"Momentum is still there, you have support from central banks, and the US economy is looking pretty decent," Allan von Mehren, chief analyst at Danske Bank in Copenhagen, told Bloomberg. "Markets interpreted Yellen to be a little more to the softer side. It's been a rapid rally this month, so maybe we'll rise a bit more steadily from here."
Gains in shares of McDonald's and those of General Electric, last up 2 per cent and 1.8 per cent respectively, outweighed slides in shares of UnitedHealth and those of Cisco, down 1.1 per cent and 0.8 per cent respectively.
The latest housing data were solid. US new home sales slipped 0.2 per cent in January to a better-than-expected annualised rate of 481,000 properties, just below the upwardly revised 482,000 rate in December, which the highest since June 2008.
"We are still taking sort of a meandering, bumpy path towards recovery," Stephanie Karol, a US economist at IHS Global Insight in Lexington, Massachusetts, told Reuters. "We expect housing will improve later this year due to the improvement in the labour market and credit conditions."

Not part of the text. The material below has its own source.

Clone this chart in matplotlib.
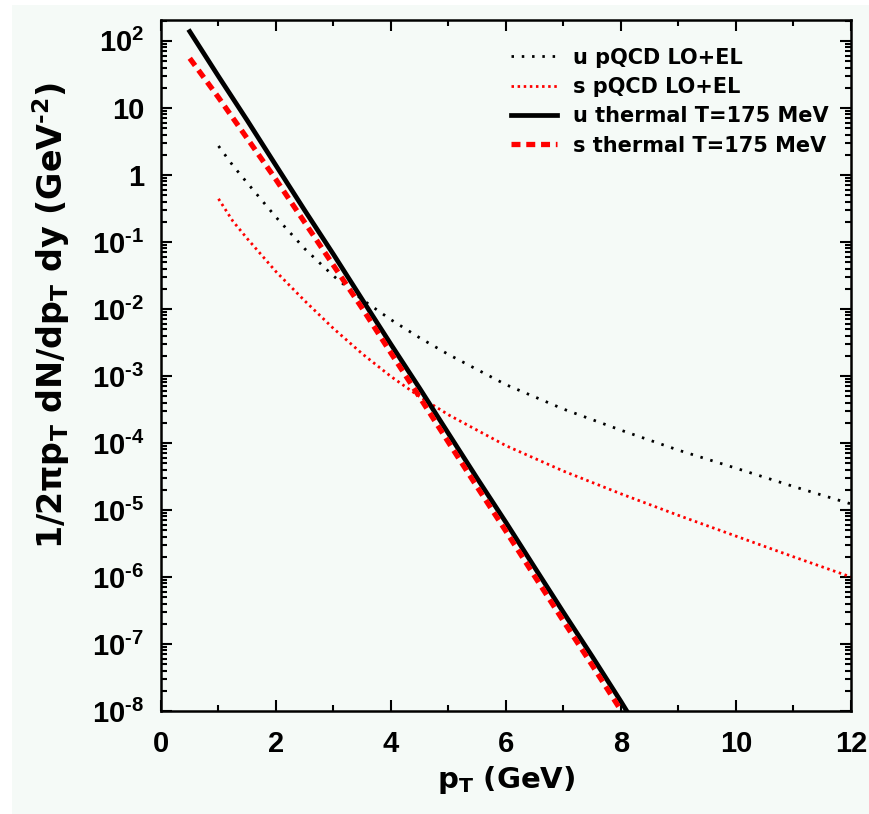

In Europe, the Stoxx 600 Index finished the session with a 0.1 per cent decline from the previous close, as did France's CAC 40 Index. The FTSE 100 Index, which set a record high on Tuesday, slipped 0.2 per cent. Germany's DAX eked out a 0.04 per cent gain.
"We have decreasing tensions with the Greek problem and now the market is looking for new positive drivers, but we do not really have any, so I expect more or less a breather in the next few days and some consolidation moves," Christian Stocker, a strategist at UniCredit Bank in Munich, told Bloomberg.